To think about all of this creates a vertigo that seems to have only one cure: the total disappearance of myself inside you. I want to pour my entire being into yours, to stop existing as a separate entity governed by the lonely laws of individuality. I want this migraine of devotion, this beautiful and burning pain that is both your presence and your absence at once, finally to find its silence inside an eternal embrace.
And yet, there is nothing in all of this that diminishes me. There is, instead, a firm choice: the choice to stay, to look at you without turning my eyes away, to withstand what you awaken inside me without hiding behind irony or distance. I do not name you from below nor from above, but from a strange and exact place where what I feel does not reduce me—it expands me. Standing before you does not make me less; it makes me more conscious, more precise, more alive to every detail I once allowed to pass unnoticed.
There is a softness in the way you exist that is not weakness, but control. In the way you speak, in the way you move, even in the way you hesitate, there is a tenderness that asks for no permission and yet never invades: it simply appears and transforms. And that is where I find myself—not as someone lost, but as someone fortunate enough to coincide with it. Because if there is one thing I feel compelled to tell you—without exaggeration, without ornament—it is that your presence makes things worth slightly more, that time itself acquires a different texture whenever you are near.
I do not want to dissolve into you nor turn you into some unreachable ideal. I prefer this other thing, simpler and more real: wanting to be close to you, to share whatever may come, to hold that strange balance between who you are and what you awaken in me. If I ever name you with words that are too large, it is not to place you far away, but because sometimes what you create cannot fit into ordinary life without overflowing it. And even so, what I love most is the concrete reality of you: you, here, being exactly who you are, and me being able to witness it without needing to exaggerate it in order for it to matter.

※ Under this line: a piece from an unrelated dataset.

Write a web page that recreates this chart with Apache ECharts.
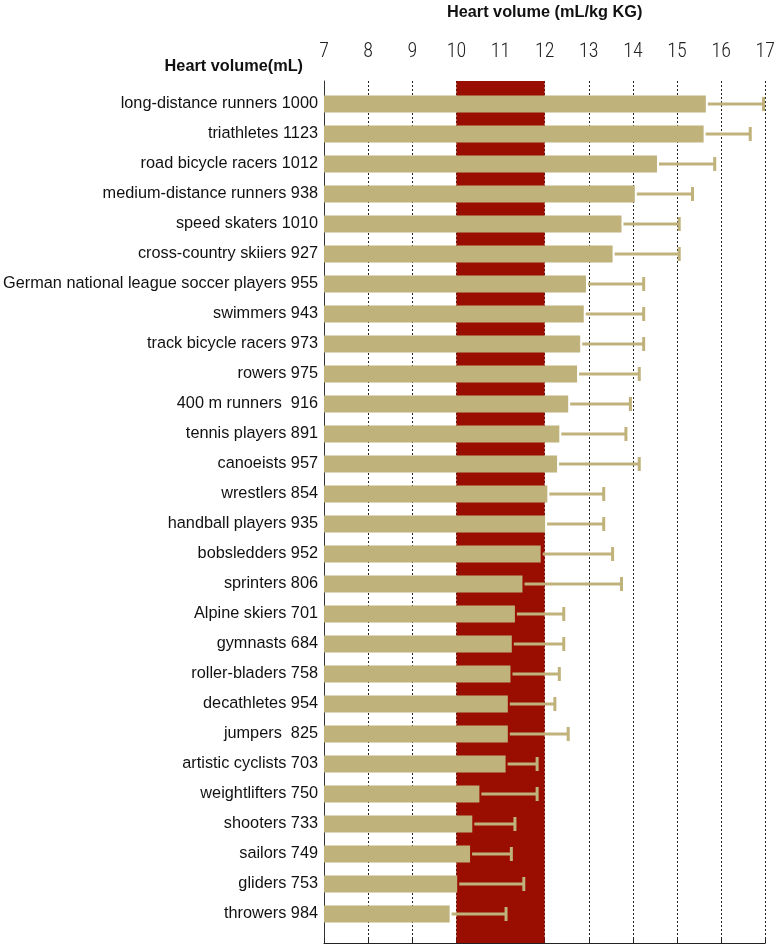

I already told you that the most beautiful compliment I can possibly give you is this:
You are (Name).
And I do not say that as some easy conclusion after so many words, but as the only honest way I have of making you understand how deeply I love you. Beyond your absence, beyond every attempt I have made to surround you, translate you, explain you—and all the times those attempts failed—this is not a translation.

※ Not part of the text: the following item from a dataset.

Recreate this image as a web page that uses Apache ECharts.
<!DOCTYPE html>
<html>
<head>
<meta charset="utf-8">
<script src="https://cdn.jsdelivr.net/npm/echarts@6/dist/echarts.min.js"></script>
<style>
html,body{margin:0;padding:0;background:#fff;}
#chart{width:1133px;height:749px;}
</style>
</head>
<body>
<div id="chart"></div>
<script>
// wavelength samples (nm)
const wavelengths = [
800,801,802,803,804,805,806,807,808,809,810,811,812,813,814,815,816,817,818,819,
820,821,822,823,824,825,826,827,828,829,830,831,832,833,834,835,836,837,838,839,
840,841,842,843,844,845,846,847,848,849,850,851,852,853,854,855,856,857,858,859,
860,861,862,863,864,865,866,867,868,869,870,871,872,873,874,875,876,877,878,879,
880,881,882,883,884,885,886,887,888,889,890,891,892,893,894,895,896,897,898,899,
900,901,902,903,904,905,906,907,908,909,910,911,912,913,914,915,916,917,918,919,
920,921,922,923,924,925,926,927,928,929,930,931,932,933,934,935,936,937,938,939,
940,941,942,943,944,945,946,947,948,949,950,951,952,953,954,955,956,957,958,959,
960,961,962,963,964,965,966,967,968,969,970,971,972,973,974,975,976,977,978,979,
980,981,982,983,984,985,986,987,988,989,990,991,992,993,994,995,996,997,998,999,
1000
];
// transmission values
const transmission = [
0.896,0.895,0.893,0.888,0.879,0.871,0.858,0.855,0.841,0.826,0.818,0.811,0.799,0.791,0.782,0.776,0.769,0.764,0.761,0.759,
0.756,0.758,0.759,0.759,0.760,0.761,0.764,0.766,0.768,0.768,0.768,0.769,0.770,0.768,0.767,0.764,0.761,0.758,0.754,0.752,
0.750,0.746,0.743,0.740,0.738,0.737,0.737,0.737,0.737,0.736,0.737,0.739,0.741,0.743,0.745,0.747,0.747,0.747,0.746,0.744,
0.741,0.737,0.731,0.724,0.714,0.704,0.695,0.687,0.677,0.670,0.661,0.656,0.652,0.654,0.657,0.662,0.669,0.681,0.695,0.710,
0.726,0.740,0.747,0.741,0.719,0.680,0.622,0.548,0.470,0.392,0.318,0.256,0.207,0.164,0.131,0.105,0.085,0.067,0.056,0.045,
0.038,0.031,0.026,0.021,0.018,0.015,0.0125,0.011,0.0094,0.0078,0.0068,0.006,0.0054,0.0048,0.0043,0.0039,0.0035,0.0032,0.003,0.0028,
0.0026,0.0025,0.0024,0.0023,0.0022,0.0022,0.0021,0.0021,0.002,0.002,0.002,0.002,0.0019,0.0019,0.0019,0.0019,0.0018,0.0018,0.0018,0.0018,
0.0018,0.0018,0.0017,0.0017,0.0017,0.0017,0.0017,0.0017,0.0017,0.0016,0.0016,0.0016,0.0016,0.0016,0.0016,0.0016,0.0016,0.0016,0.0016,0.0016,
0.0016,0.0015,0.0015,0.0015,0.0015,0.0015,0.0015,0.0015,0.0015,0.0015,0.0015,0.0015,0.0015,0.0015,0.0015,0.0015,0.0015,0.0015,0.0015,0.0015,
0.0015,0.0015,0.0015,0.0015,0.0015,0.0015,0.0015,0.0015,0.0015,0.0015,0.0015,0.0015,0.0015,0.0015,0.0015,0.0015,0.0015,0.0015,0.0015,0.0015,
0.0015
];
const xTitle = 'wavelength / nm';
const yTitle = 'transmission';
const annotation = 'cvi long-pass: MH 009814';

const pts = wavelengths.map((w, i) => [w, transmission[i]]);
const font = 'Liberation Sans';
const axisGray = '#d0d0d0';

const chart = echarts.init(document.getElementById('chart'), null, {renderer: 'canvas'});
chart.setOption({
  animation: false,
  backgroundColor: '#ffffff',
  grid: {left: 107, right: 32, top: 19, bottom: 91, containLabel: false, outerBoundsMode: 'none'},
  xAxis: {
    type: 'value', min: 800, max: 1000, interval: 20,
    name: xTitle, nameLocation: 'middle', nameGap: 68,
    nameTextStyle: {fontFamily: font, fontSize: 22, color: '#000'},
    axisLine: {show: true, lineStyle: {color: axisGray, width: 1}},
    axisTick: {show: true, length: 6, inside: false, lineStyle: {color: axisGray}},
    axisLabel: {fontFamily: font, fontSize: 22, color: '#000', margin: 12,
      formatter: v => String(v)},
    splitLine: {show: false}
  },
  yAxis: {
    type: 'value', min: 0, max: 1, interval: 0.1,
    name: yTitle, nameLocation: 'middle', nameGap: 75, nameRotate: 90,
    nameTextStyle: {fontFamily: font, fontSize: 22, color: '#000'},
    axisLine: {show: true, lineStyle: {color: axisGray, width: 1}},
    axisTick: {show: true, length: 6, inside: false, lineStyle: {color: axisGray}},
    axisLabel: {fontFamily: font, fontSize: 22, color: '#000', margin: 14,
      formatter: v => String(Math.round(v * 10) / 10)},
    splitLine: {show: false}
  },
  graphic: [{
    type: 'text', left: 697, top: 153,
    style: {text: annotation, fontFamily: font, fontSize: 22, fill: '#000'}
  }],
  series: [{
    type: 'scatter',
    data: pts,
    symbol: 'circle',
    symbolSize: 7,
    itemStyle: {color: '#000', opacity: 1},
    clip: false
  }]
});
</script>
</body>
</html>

You are (Name). And within that name exists something no adjective could ever contain. No exaggeration, no myth, no distance, no metaphor is necessary. There is only you, whole and complete, without needing to be explained.
I have always told you this: I do not think of you as something I need in order to complete myself, but as someone I choose. Someone with whom it is worth existing at this exact point in time. I choose you, and simply you, without rushing anything, without forcing anything. There is a profound calmness in that, something that does not need to constantly prove itself in order to be real.
And if you ever doubt everything else—my words, the way I speak them, even me—there is one thing I never want touched by doubt: I love you.
Without conditions, without ornament. I love you for being (Name). For who you are. And for the way being close to you makes everything carry a little more meaning.